Mn2C monolayer: hydrogenation/oxygenation induced strong room-temperature ferromagnetism and potential applications

TL;DR

This study predicts that hydrogenation and oxygenation can induce strong room-temperature ferromagnetism in Mn2C monolayer, making it promising for spintronics and sensing applications.

Contribution

First-principles calculations reveal that hydrogenation/oxygenation transform Mn2C monolayer into a room-temperature ferromagnet with high magnetic moments.

Findings

Curie temperature above 290K in hydrogenated/oxygenated Mn2C

Magnetic moments up to 6 μB per unit cell

Potential for spintronic and sensing applications

Abstract

Two-dimensional ferromagnetic materials with strong ferromagnetism and high Curie temperature are significantly desired for the applications of nanoscale devices.

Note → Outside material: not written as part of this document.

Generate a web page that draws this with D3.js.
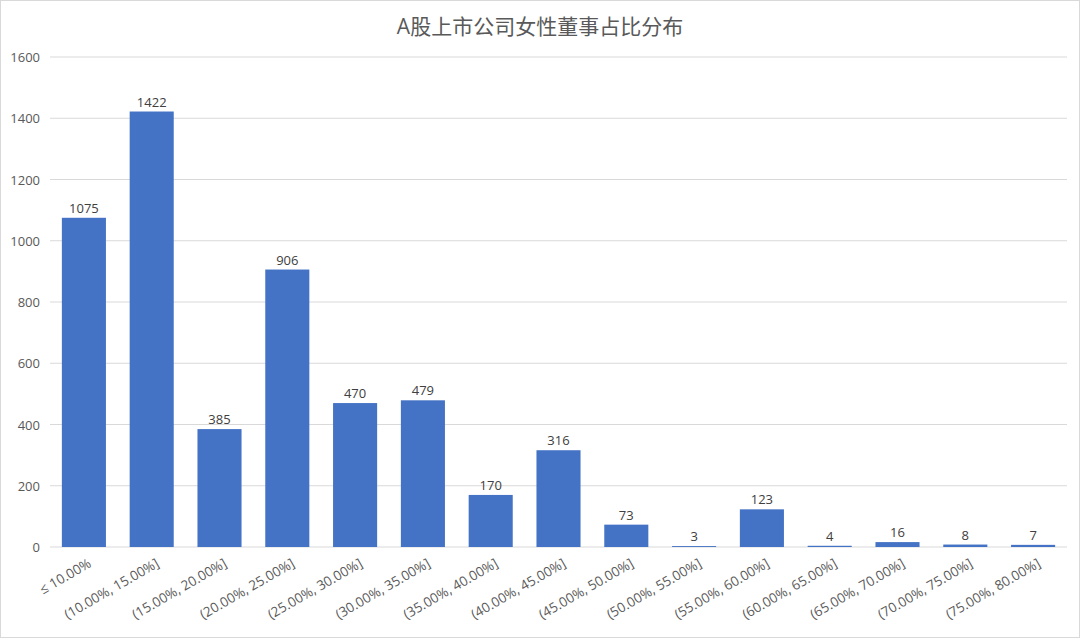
<!DOCTYPE html>
<html><head><meta charset="utf-8">
<script src="https://cdn.jsdelivr.net/npm/d3@7"></script>
<style>body{margin:0;background:#fff}svg{font-family:"Open Sans","Noto Sans CJK SC",sans-serif}</style>
</head><body>
<svg id="c" width="1080" height="638"></svg>
<script>
var categories = ["≤ 10.00%","(10.00%, 15.00%]","(15.00%, 20.00%]","(20.00%, 25.00%]","(25.00%, 30.00%]","(30.00%, 35.00%]","(35.00%, 40.00%]","(40.00%, 45.00%]","(45.00%, 50.00%]","(50.00%, 55.00%]","(55.00%, 60.00%]","(60.00%, 65.00%]","(65.00%, 70.00%]","(70.00%, 75.00%]","(75.00%, 80.00%]"];
var values = [1075,1422,385,906,470,479,170,316,73,3,123,4,16,8,7];
var yTicks = [0,200,400,600,800,1000,1200,1400,1600];

var svg = d3.select('#c');
svg.append('rect').attr('x',0.5).attr('y',0.5).attr('width',1079).attr('height',637)
  .attr('fill','#fff').attr('stroke','#d9d9d9');
var x = d3.scaleBand().domain(categories).range([50,1067]).paddingInner(0.35).paddingOuter(0.175);
var y = d3.scaleLinear().domain([0,1600]).range([547,57]);

svg.append('g').selectAll('line').data(yTicks).join('line')
  .attr('x1',50).attr('x2',1067).attr('y1',d=>y(d)).attr('y2',d=>y(d))
  .attr('stroke','#d9d9d9');
svg.append('g').selectAll('text').data(yTicks).join('text')
  .attr('x',40).attr('y',d=>y(d)+5).attr('text-anchor','end')
  .attr('font-size',13).attr('fill','#595959').text(d=>d);

svg.append('g').selectAll('rect').data(values).join('rect')
  .attr('x',(d,i)=>x(categories[i])).attr('width',x.bandwidth())
  .attr('y',d=>y(d)).attr('height',d=>y(0)-y(d)).attr('fill','#4472c4');
svg.append('g').selectAll('text').data(values).join('text')
  .attr('x',(d,i)=>x(categories[i])+x.bandwidth()/2).attr('y',d=>y(d)-5)
  .attr('text-anchor','middle').attr('font-size',13).attr('fill','#404040').text(d=>d);

svg.append('g').selectAll('text').data(categories).join('text')
  .attr('transform',d=>'translate('+(x(d)+x.bandwidth()/2+6)+',562) rotate(-30)')
  .attr('text-anchor','end').attr('dy','0.35em')
  .attr('font-size',13.5).attr('fill','#595959').text(d=>d);

svg.append('text').attr('x',540).attr('y',34).attr('text-anchor','middle')
  .attr('font-size',21).attr('fill','#595959').text('A股上市公司女性董事占比分布');
</script></body></html>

Here, based on first-principles computations, we report hydrogenated/oxygenated Mn2C monolayer is a such material with strong room-temperature ferromagnetism. The bare Mn2C monolayer is an antiferromagnetic metal with the local magnetic moment of Mn ~ 3{\mu}B. However, the antiferromagnetic coupling of Mn atoms can transform into the ferromagnetic order under hydrogenation/oxygenation. Especially, the magnetic moments in hydrogenated/oxygenated Mn2C monolayer can be as large as 6 {\mu}B per unit cell, and the Curie temperatures are above 290K. Beside the potential applications in spintronic devices, our work suggests that Mn2C monolayer is also promising to be used in hydrogen/oxygen detection and removal devices.